— begin —

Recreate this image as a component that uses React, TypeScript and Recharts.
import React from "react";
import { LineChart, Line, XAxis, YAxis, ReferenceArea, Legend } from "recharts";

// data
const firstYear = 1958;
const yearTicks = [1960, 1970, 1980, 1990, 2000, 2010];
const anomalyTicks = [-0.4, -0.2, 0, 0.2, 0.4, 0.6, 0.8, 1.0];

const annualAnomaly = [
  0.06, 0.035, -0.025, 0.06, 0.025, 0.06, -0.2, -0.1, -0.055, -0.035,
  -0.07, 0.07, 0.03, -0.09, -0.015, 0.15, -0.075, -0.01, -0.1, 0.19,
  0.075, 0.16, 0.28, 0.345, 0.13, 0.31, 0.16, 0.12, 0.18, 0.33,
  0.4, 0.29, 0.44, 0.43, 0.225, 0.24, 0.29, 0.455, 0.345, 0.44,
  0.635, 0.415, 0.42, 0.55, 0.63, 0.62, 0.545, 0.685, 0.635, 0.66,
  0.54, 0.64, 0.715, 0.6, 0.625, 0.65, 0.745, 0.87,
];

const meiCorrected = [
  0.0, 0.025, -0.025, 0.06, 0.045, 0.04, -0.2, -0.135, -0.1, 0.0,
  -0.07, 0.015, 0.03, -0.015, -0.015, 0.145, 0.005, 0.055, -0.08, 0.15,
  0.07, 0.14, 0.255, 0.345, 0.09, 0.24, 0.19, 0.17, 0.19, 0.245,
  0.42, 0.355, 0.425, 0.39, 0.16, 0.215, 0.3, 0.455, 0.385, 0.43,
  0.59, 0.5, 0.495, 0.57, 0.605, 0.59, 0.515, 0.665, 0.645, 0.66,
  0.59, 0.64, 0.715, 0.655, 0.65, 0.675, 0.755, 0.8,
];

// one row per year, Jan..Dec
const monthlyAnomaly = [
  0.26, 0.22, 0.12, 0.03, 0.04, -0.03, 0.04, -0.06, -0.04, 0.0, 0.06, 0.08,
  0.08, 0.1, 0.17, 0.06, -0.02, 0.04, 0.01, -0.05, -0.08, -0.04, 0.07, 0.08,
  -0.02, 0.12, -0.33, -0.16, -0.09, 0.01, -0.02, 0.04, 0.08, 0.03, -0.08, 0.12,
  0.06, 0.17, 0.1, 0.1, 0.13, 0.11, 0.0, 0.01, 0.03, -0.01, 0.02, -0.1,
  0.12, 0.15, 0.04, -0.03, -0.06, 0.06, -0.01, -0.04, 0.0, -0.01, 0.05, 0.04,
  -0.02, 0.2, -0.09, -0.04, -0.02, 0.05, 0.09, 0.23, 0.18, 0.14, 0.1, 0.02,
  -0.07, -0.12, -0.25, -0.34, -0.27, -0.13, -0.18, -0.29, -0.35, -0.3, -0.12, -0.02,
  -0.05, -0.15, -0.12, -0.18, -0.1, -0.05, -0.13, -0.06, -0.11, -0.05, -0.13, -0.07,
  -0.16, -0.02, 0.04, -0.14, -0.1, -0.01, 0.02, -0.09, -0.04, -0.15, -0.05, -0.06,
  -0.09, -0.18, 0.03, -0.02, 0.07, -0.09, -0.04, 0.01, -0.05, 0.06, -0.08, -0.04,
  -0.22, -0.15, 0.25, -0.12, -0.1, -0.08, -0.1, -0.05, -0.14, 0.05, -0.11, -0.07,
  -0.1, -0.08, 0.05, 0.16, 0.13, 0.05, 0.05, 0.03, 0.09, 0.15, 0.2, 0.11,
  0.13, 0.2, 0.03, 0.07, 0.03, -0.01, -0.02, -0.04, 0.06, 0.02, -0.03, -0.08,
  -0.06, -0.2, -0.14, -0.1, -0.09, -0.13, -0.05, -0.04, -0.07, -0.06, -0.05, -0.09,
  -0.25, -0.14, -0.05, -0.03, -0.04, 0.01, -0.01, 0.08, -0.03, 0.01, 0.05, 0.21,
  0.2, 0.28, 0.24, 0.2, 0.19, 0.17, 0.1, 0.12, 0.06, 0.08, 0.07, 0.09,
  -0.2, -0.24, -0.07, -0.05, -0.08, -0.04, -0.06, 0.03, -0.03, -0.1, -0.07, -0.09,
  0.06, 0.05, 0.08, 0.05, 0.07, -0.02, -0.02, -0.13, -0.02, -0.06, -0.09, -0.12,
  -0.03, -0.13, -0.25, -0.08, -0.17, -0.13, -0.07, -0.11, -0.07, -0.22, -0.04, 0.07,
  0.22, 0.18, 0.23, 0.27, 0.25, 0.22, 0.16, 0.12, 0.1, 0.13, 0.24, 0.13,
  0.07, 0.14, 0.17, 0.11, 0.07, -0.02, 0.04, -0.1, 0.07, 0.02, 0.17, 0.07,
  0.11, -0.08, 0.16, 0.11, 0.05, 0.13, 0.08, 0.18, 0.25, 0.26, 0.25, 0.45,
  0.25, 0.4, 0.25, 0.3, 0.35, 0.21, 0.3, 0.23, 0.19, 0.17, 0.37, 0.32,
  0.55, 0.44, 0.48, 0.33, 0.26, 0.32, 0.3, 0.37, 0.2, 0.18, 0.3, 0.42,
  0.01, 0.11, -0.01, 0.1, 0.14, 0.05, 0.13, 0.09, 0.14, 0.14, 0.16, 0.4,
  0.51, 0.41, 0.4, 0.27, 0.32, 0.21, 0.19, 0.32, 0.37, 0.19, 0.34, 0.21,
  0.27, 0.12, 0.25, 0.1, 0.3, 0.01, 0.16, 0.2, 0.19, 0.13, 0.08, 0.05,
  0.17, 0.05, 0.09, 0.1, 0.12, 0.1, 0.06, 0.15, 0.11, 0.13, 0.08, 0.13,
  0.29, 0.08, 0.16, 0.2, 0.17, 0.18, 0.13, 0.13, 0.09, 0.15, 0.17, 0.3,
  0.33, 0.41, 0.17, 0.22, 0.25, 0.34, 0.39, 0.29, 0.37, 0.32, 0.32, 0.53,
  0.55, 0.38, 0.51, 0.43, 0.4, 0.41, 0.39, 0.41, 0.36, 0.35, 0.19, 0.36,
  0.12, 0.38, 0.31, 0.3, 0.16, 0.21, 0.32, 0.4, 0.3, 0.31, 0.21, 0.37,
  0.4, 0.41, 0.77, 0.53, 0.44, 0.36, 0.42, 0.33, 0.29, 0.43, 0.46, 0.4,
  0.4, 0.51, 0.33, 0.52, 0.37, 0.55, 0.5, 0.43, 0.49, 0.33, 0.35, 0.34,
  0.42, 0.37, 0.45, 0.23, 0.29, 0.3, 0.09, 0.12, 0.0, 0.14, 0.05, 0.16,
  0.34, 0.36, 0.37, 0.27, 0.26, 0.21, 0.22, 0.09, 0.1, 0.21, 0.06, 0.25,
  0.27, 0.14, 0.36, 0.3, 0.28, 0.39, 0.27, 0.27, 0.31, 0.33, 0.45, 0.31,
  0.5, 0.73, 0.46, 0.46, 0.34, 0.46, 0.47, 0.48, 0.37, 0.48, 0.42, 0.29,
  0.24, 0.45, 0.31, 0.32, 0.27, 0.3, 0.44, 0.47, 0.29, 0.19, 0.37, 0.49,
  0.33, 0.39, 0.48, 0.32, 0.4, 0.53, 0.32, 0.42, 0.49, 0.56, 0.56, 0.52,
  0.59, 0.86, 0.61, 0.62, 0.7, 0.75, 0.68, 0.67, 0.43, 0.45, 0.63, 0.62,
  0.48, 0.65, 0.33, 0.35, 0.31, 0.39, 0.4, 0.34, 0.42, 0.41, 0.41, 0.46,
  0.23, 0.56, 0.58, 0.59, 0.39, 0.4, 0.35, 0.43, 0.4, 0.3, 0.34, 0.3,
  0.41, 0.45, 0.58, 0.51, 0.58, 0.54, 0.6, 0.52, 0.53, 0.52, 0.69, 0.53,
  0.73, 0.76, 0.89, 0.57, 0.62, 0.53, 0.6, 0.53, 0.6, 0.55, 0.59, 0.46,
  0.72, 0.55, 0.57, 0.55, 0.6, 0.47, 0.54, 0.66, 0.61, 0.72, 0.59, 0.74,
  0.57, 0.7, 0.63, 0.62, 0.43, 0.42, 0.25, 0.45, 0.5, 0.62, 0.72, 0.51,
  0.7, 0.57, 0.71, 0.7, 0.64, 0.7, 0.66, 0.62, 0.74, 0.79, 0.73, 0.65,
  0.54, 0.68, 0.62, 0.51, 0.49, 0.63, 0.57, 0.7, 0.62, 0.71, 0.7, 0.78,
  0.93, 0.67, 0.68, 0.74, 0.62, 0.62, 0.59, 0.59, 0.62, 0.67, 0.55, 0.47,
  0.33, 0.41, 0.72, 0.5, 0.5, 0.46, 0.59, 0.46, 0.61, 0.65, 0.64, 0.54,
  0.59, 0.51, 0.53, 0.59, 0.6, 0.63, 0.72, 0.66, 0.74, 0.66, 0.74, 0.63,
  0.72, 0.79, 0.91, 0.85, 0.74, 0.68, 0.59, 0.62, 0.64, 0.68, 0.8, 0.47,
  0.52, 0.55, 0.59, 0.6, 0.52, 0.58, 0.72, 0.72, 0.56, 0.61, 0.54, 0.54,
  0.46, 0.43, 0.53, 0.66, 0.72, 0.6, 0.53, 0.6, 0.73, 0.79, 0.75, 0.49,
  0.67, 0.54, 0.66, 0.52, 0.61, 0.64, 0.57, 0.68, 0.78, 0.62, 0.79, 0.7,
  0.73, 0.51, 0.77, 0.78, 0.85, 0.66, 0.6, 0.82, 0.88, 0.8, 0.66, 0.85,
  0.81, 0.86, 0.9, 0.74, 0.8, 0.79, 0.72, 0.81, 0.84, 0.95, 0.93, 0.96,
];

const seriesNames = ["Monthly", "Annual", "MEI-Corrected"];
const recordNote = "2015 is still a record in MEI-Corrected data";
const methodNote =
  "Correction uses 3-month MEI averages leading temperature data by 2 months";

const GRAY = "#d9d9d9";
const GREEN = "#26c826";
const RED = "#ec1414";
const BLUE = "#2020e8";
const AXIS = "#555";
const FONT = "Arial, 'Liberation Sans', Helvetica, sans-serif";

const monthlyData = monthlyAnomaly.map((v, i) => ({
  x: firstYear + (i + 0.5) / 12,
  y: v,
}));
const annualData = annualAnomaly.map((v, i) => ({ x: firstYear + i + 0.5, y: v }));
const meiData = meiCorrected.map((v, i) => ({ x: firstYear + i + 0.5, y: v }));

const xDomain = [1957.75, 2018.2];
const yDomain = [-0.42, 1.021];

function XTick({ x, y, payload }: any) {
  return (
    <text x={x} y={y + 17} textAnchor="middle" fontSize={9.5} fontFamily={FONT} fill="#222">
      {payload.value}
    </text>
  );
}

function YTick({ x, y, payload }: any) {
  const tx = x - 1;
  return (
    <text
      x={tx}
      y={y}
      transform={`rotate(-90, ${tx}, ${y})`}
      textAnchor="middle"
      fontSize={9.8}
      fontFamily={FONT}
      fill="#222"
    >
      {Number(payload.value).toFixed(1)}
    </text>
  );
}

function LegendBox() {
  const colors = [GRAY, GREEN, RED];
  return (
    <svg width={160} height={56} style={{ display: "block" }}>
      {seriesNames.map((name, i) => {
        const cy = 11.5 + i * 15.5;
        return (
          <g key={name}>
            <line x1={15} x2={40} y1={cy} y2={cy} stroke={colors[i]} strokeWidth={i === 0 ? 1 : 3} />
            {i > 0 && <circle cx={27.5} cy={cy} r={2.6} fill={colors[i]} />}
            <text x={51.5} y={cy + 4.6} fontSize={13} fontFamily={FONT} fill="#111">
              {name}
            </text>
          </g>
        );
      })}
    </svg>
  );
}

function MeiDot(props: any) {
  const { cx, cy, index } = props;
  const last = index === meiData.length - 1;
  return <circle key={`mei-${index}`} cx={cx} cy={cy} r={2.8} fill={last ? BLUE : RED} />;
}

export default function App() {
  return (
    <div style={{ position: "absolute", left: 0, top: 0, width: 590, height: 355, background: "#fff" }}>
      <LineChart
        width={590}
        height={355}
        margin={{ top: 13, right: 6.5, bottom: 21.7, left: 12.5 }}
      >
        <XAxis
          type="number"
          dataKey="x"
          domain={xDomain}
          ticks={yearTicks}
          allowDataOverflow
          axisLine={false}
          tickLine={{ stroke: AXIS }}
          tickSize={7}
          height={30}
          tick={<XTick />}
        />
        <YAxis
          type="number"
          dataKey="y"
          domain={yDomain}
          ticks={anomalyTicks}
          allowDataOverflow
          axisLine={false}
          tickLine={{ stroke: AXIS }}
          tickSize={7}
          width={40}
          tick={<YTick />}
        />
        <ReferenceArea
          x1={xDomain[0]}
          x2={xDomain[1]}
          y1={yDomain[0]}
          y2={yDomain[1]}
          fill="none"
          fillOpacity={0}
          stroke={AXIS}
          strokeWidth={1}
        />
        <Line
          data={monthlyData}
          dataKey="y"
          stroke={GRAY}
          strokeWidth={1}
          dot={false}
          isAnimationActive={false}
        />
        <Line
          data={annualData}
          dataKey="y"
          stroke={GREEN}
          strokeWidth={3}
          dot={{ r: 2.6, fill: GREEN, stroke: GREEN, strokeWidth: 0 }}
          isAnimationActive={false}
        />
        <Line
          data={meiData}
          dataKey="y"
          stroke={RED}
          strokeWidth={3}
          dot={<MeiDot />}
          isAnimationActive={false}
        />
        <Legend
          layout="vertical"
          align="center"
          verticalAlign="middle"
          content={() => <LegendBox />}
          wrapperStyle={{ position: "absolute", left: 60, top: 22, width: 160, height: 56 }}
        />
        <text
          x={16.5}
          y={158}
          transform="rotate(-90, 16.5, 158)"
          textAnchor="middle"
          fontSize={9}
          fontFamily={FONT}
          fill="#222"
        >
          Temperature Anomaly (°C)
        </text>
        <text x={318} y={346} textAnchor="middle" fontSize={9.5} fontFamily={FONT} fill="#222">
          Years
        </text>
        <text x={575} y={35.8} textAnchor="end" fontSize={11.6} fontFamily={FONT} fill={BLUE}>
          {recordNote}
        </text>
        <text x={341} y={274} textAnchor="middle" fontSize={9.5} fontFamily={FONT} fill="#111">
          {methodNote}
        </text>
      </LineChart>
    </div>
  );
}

— end —
— begin —

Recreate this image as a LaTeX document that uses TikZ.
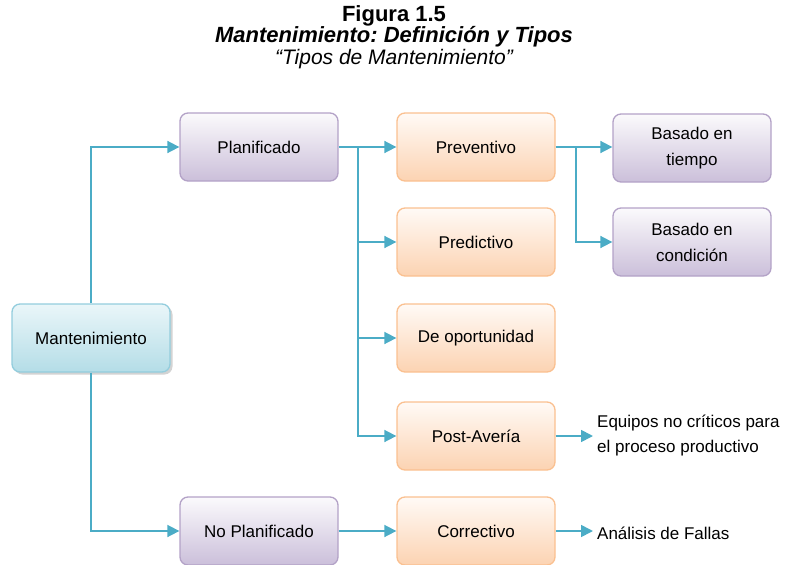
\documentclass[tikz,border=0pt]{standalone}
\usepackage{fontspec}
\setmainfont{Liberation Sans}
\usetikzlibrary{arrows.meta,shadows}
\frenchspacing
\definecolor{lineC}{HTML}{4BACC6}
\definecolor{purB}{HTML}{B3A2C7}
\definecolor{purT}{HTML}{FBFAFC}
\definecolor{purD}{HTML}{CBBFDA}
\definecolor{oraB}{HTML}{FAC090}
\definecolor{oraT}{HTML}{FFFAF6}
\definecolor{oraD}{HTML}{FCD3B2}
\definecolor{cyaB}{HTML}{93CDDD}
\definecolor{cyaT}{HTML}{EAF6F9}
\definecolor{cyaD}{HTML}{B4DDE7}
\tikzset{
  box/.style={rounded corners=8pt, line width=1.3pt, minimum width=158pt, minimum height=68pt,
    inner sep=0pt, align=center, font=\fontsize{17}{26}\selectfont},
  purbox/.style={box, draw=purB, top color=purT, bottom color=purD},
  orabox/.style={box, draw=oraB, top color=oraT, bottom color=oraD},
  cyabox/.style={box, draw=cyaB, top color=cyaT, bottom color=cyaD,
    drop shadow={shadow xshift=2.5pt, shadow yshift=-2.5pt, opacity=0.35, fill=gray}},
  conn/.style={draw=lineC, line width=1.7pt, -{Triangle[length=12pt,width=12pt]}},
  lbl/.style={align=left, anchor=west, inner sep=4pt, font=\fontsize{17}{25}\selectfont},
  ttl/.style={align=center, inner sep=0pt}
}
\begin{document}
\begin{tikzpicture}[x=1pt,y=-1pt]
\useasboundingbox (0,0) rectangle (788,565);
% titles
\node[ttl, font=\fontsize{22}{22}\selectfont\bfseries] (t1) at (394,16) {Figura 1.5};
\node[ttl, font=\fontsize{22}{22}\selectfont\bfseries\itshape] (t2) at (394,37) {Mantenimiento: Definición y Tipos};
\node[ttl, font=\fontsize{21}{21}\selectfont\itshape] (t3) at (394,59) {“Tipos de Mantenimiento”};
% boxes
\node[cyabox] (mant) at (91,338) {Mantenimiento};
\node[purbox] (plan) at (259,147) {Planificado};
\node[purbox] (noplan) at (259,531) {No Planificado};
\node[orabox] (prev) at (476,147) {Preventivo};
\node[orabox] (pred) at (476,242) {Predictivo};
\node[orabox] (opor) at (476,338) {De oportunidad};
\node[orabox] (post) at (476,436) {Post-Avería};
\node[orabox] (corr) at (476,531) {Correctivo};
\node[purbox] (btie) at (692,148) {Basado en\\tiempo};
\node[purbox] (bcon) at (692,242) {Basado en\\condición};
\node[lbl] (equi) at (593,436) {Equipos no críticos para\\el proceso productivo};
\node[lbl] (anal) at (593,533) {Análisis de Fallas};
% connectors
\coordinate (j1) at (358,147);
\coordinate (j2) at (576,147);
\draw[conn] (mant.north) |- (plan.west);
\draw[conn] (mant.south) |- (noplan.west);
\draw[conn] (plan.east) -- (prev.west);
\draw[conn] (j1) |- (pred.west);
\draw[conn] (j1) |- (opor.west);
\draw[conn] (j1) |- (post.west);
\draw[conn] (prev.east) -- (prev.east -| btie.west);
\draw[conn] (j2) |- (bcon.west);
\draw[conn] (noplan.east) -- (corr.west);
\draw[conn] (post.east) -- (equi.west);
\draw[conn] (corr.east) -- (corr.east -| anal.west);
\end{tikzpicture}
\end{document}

— end —
— begin —

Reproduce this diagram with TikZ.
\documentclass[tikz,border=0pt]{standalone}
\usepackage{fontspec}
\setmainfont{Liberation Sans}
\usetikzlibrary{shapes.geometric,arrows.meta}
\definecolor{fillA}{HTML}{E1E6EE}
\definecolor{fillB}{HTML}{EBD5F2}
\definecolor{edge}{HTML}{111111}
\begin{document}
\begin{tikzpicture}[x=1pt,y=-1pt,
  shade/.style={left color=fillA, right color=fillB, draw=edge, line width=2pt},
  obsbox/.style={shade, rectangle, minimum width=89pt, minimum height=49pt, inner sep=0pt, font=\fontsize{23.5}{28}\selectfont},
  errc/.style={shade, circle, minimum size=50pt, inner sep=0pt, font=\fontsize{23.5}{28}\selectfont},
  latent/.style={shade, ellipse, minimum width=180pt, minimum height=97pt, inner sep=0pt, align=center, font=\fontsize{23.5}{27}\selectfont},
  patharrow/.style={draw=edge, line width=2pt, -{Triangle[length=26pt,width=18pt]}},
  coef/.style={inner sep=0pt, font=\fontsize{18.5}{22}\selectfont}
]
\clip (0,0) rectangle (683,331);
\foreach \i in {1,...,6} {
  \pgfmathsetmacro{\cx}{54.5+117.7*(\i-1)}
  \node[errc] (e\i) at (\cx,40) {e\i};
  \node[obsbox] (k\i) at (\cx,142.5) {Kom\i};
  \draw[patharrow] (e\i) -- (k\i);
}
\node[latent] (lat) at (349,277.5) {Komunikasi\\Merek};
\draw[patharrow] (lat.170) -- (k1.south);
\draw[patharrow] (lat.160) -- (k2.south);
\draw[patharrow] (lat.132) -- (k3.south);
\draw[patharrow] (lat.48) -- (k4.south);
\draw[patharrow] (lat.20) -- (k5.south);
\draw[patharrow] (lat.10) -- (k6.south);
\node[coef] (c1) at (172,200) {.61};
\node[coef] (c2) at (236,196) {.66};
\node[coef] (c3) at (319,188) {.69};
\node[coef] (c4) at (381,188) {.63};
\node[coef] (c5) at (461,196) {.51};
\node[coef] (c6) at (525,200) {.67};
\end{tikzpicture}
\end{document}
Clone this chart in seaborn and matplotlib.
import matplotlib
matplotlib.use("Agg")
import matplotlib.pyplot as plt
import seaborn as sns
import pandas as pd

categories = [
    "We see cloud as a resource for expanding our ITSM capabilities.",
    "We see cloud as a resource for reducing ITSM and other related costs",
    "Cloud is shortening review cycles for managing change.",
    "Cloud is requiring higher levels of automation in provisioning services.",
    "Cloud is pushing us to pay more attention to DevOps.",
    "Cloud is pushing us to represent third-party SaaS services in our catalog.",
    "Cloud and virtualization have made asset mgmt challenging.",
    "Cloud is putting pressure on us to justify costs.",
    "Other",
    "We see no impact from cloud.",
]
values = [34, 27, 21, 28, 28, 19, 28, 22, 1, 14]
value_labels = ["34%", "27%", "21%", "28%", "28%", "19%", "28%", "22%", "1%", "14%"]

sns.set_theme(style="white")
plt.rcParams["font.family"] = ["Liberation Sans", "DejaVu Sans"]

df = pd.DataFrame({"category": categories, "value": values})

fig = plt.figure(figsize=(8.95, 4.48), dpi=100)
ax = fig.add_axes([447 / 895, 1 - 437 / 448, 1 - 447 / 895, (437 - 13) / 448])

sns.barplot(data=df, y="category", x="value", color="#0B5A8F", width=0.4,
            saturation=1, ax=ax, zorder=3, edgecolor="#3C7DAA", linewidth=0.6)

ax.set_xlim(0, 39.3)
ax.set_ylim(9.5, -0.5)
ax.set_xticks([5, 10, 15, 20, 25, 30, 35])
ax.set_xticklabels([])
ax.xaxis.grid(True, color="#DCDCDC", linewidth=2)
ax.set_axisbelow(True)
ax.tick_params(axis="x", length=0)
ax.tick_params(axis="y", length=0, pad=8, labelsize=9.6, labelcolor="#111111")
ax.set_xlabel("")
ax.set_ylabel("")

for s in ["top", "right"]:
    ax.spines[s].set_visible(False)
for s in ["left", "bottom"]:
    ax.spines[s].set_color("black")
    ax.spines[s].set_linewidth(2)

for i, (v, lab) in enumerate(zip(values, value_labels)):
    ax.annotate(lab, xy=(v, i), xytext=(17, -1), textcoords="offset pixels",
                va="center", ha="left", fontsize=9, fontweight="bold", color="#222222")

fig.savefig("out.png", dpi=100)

— end —

Exercise task:
Scan the material for lines with the word "image", and copy each line you find.

Answer to this problem:
Recreate this image as a component that uses React, TypeScript and Recharts.
Recreate this image as a LaTeX document that uses TikZ.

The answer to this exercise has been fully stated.